* Information given *
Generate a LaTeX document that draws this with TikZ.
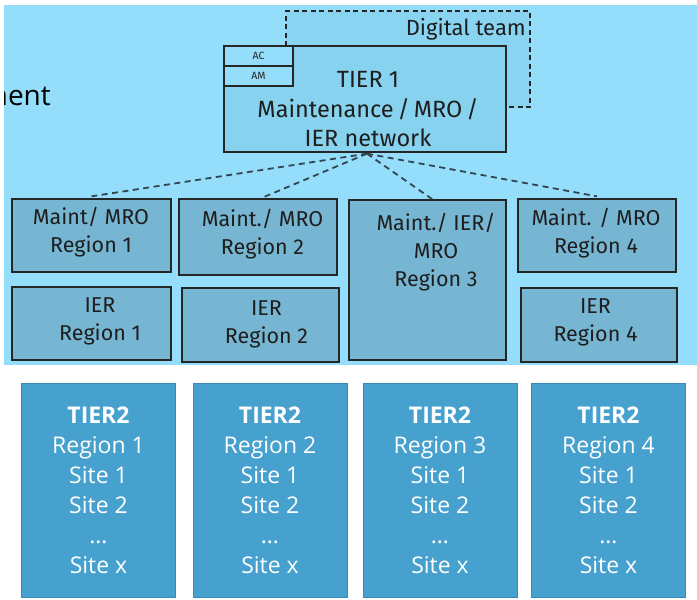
\documentclass[tikz,border=0pt]{standalone}
\usepackage{fontspec}
\setmainfont{Fira Sans}
\newfontfamily\tfont{Open Sans}
\definecolor{bgblue}{HTML}{94DDFB}
\definecolor{dtfill}{HTML}{89D4F1}
\definecolor{t1fill}{HTML}{87D2EE}
\definecolor{regfill}{HTML}{77B6D2}
\definecolor{t2fill}{HTML}{47A1CF}
\definecolor{t2line}{HTML}{3A88B6}
\definecolor{linec}{HTML}{262626}
\definecolor{txt}{HTML}{1E1E1E}
\definecolor{dashc}{HTML}{34454F}
\tikzset{
  regbox/.style={draw=linec, line width=1.3pt, fill=regfill, inner sep=0pt},
  regtext/.style={font=\fontsize{21.5}{28}\selectfont, text=txt, align=center, inner sep=0pt},
  smallbox/.style={draw=linec, line width=1.2pt, fill=bgblue, inner sep=0pt, font=\fontsize{10.5}{12}\selectfont, text=linec},
  t2box/.style={draw=t2line, line width=1pt, fill=t2fill, minimum width=154pt, minimum height=214pt, inner sep=0pt,
    font=\tfont\fontsize{23}{30}\selectfont, text=white, align=center},
  conn/.style={draw=dashc, line width=1.8pt, dash pattern=on 6pt off 4.5pt},
  dtline/.style={draw=linec, line width=1.3pt, dash pattern=on 5pt off 3.5pt},
}
\begin{document}
\begin{tikzpicture}[x=1pt,y=-1pt]
\useasboundingbox[fill=white] (0,0) rectangle (697,600);
\fill[bgblue] (4,5) rectangle (697,365);
\begin{scope}
  \clip (4,5) rectangle (697,365);
  \node[anchor=base east, inner sep=0pt, font=\tfont\fontsize{28}{32}\selectfont, text=black] (side) at (51,105) {ment};
\end{scope}
% digital team
\fill[dtfill] (286,11) rectangle (530,107);
\draw[dtline] (286,46) -- (286,11) -- (530,11) -- (530,107) -- (506,107);
\node[anchor=base east, inner sep=0pt, font=\fontsize{22}{26}\selectfont, text=txt] (dt) at (526,35) {Digital team};
% tier 1
\node[draw=linec, line width=1.3pt, fill=t1fill, minimum width=282pt, minimum height=106pt, inner sep=0pt] (t1) at (365,99) {};
\node[regtext, font=\fontsize{23.5}{29.5}\selectfont] (t1t) at (368,109.5) {TIER 1\\Maintenance\,/\,MRO\,/\\IER network};
\node[smallbox, minimum width=69pt, minimum height=20pt] (ac) at (258.5,56) {AC};
\node[smallbox, minimum width=69pt, minimum height=20pt] (am) at (258.5,76) {AM};
% regions
\node[regbox, minimum width=159pt, minimum height=73pt] (r1m) at (91.5,235.5) {};
\node[regbox, minimum width=158pt, minimum height=76pt] (r2m) at (258,237) {};
\node[regbox, minimum width=157pt, minimum height=160pt] (r3) at (427.5,280) {};
\node[regbox, minimum width=158pt, minimum height=73pt] (r4m) at (597,235.5) {};
\node[regbox, minimum width=159pt, minimum height=73pt] (r1i) at (91.5,323.5) {};
\node[regbox, minimum width=157pt, minimum height=74pt] (r2i) at (260.5,325) {};
\node[regbox, minimum width=156pt, minimum height=74pt] (r4i) at (599,325) {};
\node[regtext] (r1mt) at (91,232) {Maint/ MRO\\Region 1};
\node[regtext] (r2mt) at (262.5,234) {Maint./ MRO\\Region 2};
\node[regtext] (r3t) at (436,252.5) {Maint./ IER/\\MRO\\Region 3};
\node[regtext] (r4mt) at (596,233) {Maint. / MRO\\Region 4};
\node[regtext] (r1it) at (100,321.5) {IER\\Region 1};
\node[regtext] (r2it) at (266.5,324) {IER\\Region 2};
\node[regtext] (r4it) at (595.5,322) {IER\\Region 4};
% connectors
\coordinate (hub) at ([xshift=2pt,yshift=-1pt]t1.south);
\draw[conn] (hub) -- ([yshift=2pt]r1m.north);
\draw[conn] (hub) -- ([xshift=5pt,yshift=1pt]r2m.north);
\draw[conn] (hub) -- ([xshift=5pt]r3.north);
\draw[conn] (hub) -- ([yshift=2pt]r4m.north);
% tier 2
\node[t2box] (t2a) at (98.5,490) {\textbf{TIER2}\\Region 1\\Site 1\\Site 2\\…\\Site x};
\node[t2box] (t2b) at (270,490) {\textbf{TIER2}\\Region 2\\Site 1\\Site 2\\…\\Site x};
\node[t2box] (t2c) at (440,490) {\textbf{TIER2}\\Region 3\\Site 1\\Site 2\\…\\Site x};
\node[t2box] (t2d) at (608.5,490) {\textbf{TIER2}\\Region 4\\Site 1\\Site 2\\…\\Site x};
\end{tikzpicture}
\end{document}
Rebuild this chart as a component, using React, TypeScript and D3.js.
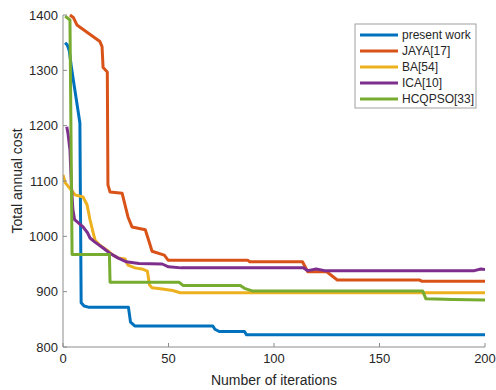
import React from "react";
import * as d3 from "d3";

// convergence curves: [iteration, total annual cost]
const presentWork: [number, number][] = [
  [1, 1350], [2, 1346], [3, 1335], [4, 1305], [5, 1280], [6, 1255], [7, 1230], [8, 1205],
  [8.6, 880], [10, 874], [12, 872], [31, 872], [32, 845], [34, 838], [71, 838], [72, 832],
  [74, 828], [86, 828], [87, 822], [200, 822],
];
const jaya: [number, number][] = [
  [3.3, 1400], [5, 1395], [6.6, 1382], [17.5, 1352], [18.5, 1343], [19, 1305], [21, 1297],
  [21.3, 1093], [22.3, 1080], [28, 1078], [30.8, 1035], [32.7, 1017], [39, 1012],
  [41, 988], [42.2, 973], [48, 966], [49.8, 957], [87.5, 957], [88.5, 954], [113.5, 954],
  [116, 936], [125, 936], [130, 921], [169, 921], [170, 919], [200, 919],
];
const ba: [number, number][] = [
  [0, 1111], [1, 1097], [4.3, 1082], [5.7, 1075], [9.5, 1071], [11.4, 1057], [12.8, 1030],
  [14.2, 1008], [15.2, 993], [17.5, 984], [20.9, 975], [23.7, 966], [26, 961], [29.4, 959],
  [30.8, 948], [34.1, 943], [37.4, 941], [40, 937], [41, 912], [42.2, 907], [47, 905],
  [52, 902], [55.5, 898], [200, 898],
];
const ica: [number, number][] = [
  [1.8, 1198], [2.4, 1185], [3.3, 1156], [4, 1090], [4.7, 1048], [5.5, 1030], [9.5, 1017],
  [11.7, 1006], [12.8, 997], [15, 990], [19, 979], [22, 970], [26, 961], [30, 954],
  [36, 951], [47, 950], [50, 945], [56, 943], [114, 943], [116, 938], [120, 941],
  [124, 938], [195, 938], [198, 941], [200, 940],
];
const hcqpso: [number, number][] = [
  [1, 1398], [3.3, 1391], [4.3, 967], [22, 967], [22.3, 917], [55, 917], [57, 911],
  [84, 911], [86, 906], [90, 901], [170.5, 901], [172, 887], [185, 886], [200, 885],
];

const seriesNames = ["present work", "JAYA[17]", "BA[54]", "ICA[10]", "HCQPSO[33]"];
const seriesData = [presentWork, jaya, ba, ica, hcqpso];
const seriesColors = ["#0072BD", "#D95319", "#EDB120", "#7E2F8E", "#77AC30"];

const xTicks = [0, 50, 100, 150, 200];
const yTicks = [800, 900, 1000, 1100, 1200, 1300, 1400];

const W = 496;
const H = 390;
const left = 63, right = 485, top = 15, bottom = 347;
const font = "'Liberation Sans', Arial, Helvetica, sans-serif";
const textColor = "#262626";
const axisColor = "#8c8c8c";

export default function App() {
  const x = d3.scaleLinear().domain([0, 200]).range([left, right]);
  const y = d3.scaleLinear().domain([800, 1400]).range([bottom, top]);
  const line = d3
    .line<[number, number]>()
    .x((d) => x(d[0]))
    .y((d) => y(d[1]));

  const legX = 355, legY = 24, legW = 121, legH = 84;

  return (
    <svg
      width={W}
      height={H}
      style={{ position: "absolute", left: 0, top: 0, background: "#fff" }}
      fontFamily={font}
    >
      <defs>
        <clipPath id="plotClip">
          <rect x={left} y={top - 2} width={right - left} height={bottom - top + 2} />
        </clipPath>
      </defs>

      {/* curves */}
      <g clipPath="url(#plotClip)">
        {seriesData.map((d, i) => (
          <path
            key={seriesNames[i]}
            d={line(d) || ""}
            fill="none"
            stroke={seriesColors[i]}
            strokeWidth={3}
            strokeLinejoin="round"
          />
        ))}
      </g>

      {/* axes */}
      <line x1={left} x2={left} y1={top} y2={bottom} stroke={axisColor} strokeWidth={1} />
      <line x1={left} x2={right} y1={bottom} y2={bottom} stroke={axisColor} strokeWidth={1} />
      {yTicks.map((t) => (
        <g key={"y" + t}>
          <line x1={left} x2={left + 4} y1={y(t)} y2={y(t)} stroke={axisColor} />
          <text
            x={left - 5}
            y={y(t)}
            dy="0.35em"
            textAnchor="end"
            fontSize={13}
            fill={textColor}
          >
            {t}
          </text>
        </g>
      ))}
      {xTicks.map((t) => (
        <g key={"x" + t}>
          <line x1={x(t)} x2={x(t)} y1={bottom} y2={bottom - 4} stroke={axisColor} />
          <text
            x={x(t)}
            y={bottom + 16}
            textAnchor="middle"
            fontSize={13}
            fill={textColor}
          >
            {t}
          </text>
        </g>
      ))}

      <text
        x={(left + right) / 2}
        y={385}
        textAnchor="middle"
        fontSize={14}
        fill={textColor}
      >
        Number of iterations
      </text>
      <text
        transform={`translate(22,${(top + bottom) / 2}) rotate(-90)`}
        textAnchor="middle"
        fontSize={14}
        fill={textColor}
      >
        Total annual cost
      </text>

      {/* legend */}
      <rect x={legX} y={legY} width={legW} height={legH} fill="#fff" stroke="#a0a0a0" strokeWidth={1} />
      {seriesNames.map((name, i) => {
        const ly = legY + 11 + i * 16;
        return (
          <g key={"leg" + name}>
            <line x1={legX + 5} x2={legX + 43} y1={ly} y2={ly} stroke={seriesColors[i]} strokeWidth={3} />
            <text x={legX + 47} y={ly} dy="0.35em" fontSize={12} fill={textColor}>
              {name}
            </text>
          </g>
        );
      })}
    </svg>
  );
}
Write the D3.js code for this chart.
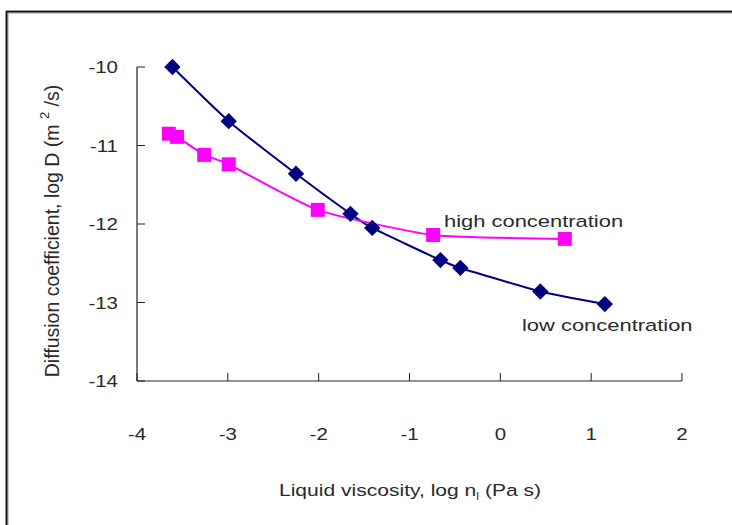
<!DOCTYPE html>
<html>
<head>
<meta charset="utf-8">
<script src="https://cdn.jsdelivr.net/npm/d3@7"></script>
<style>
html,body{margin:0;padding:0;background:#fff;}
svg{display:block;}
text{font-family:"Liberation Sans",Arial,sans-serif;fill:#2a2a2a;}
</style>
</head>
<body>
<svg id="chart" width="732" height="525"></svg>
<script>
// ---- data ----
const lowX = [-3.61, -2.99, -2.25, -1.65, -1.41, -0.66, -0.44, 0.44, 1.15];
const lowY = [-10.0, -10.69, -11.36, -11.87, -12.05, -12.46, -12.56, -12.86, -13.02];
const highX = [-3.65, -3.56, -3.26, -2.99, -2.01, -0.74, 0.71];
const highY = [-10.85, -10.89, -11.12, -11.24, -11.82, -12.14, -12.19];
const xTicks = [-4, -3, -2, -1, 0, 1, 2];
const yTicks = [-10, -11, -12, -13, -14];
const lowLabel = "low concentration";
const highLabel = "high concentration";

const svg = d3.select("#chart");
const SX = 1.24; // horizontal stretch of text as in reference

// frame
svg.append("path").attr("d","M7,525 L7,12 L732,12")
  .attr("fill","none").attr("stroke","#999").attr("stroke-width",3);
svg.append("path").attr("d","M6.5,525 L6.5,11.5 L732,11.5")
  .attr("fill","none").attr("stroke","#111").attr("stroke-width",1.6);

const x = d3.scaleLinear().domain([-4, 2]).range([137, 682]);
const y = d3.scaleLinear().domain([-14, -10]).range([381, 67]);

function stext(g, px, py, str, size, anchor, sx){
  return g.append("text")
    .attr("transform", `translate(${px},${py}) scale(${sx || SX},1)`)
    .attr("text-anchor", anchor)
    .attr("font-size", size)
    .text(str);
}

// axes
const ax = svg.append("g");
ax.append("line").attr("x1", x(-4)).attr("x2", x(2)).attr("y1", y(-14)).attr("y2", y(-14))
  .attr("stroke","#222").attr("stroke-width",1.2);
ax.append("line").attr("x1", x(-4)).attr("x2", x(-4)).attr("y1", y(-14)).attr("y2", y(-10))
  .attr("stroke","#222").attr("stroke-width",1.2);
xTicks.forEach(t => {
  ax.append("line").attr("x1", x(t)).attr("x2", x(t)).attr("y1", y(-14)).attr("y2", y(-14)-8)
    .attr("stroke","#222").attr("stroke-width",1);
  stext(ax, x(t), 440, String(t), 16.5, "middle");
});
yTicks.forEach(t => {
  ax.append("line").attr("x1", x(-4)).attr("x2", x(-4)+8).attr("y1", y(t)).attr("y2", y(t))
    .attr("stroke","#222").attr("stroke-width",1);
  stext(ax, 118, y(t)+6, String(t), 16.5, "end");
});

// axis titles
const xt = svg.append("text")
  .attr("transform", `translate(410,496) scale(${SX},1)`)
  .attr("text-anchor","middle").attr("font-size",17);
xt.append("tspan").text("Liquid viscosity, log n");
xt.append("tspan").attr("font-size",10).attr("dy",4).text("l");
xt.append("tspan").attr("dy",-4).text(" (Pa s)");

const yt = svg.append("text")
  .attr("transform", `translate(59,231) scale(1.05,1) rotate(-90)`)
  .attr("text-anchor","middle").attr("font-size",19.5);
yt.append("tspan").text("Diffusion coefficient, log D (m ");
yt.append("tspan").attr("font-size",13).attr("dy",-10).text("2");
yt.append("tspan").attr("dy",10).text(" /s)");

// series
const line = d3.line().x(d => x(d[0])).y(d => y(d[1])).curve(d3.curveCardinal.tension(0.45));
const low = lowX.map((v,i) => [v, lowY[i]]);
const high = highX.map((v,i) => [v, highY[i]]);

svg.append("path").datum(low).attr("d", line).attr("fill","none")
  .attr("stroke","#000080").attr("stroke-width",2);
svg.append("path").datum(high).attr("d", line).attr("fill","none")
  .attr("stroke","#ff00ff").attr("stroke-width",2);

svg.append("g").selectAll("rect").data(high).join("rect")
  .attr("x", d => x(d[0]) - 7).attr("y", d => y(d[1]) - 7)
  .attr("width",14).attr("height",14).attr("fill","#ff00ff");

const diamond = d3.symbol().type(d3.symbolDiamond2).size(170);
svg.append("g").selectAll("path").data(low).join("path")
  .attr("transform", d => `translate(${x(d[0])},${y(d[1])})`)
  .attr("d", diamond).attr("fill","#000080");

// annotations
stext(svg, 444, 227, highLabel, 17.4, "start", 1.26);
stext(svg, 522, 331, lowLabel, 17.4, "start", 1.26);
</script>
</body>
</html>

* Requirement *
Print out, exactly and with nothing added, the lines starting at the line holding "Rebuild this chart" and ending at the line holding "import * as", minus any pictures.

* Result of this task *
Rebuild this chart as a component, using React, TypeScript and D3.js.
import React from "react";
import * as d3 from "d3";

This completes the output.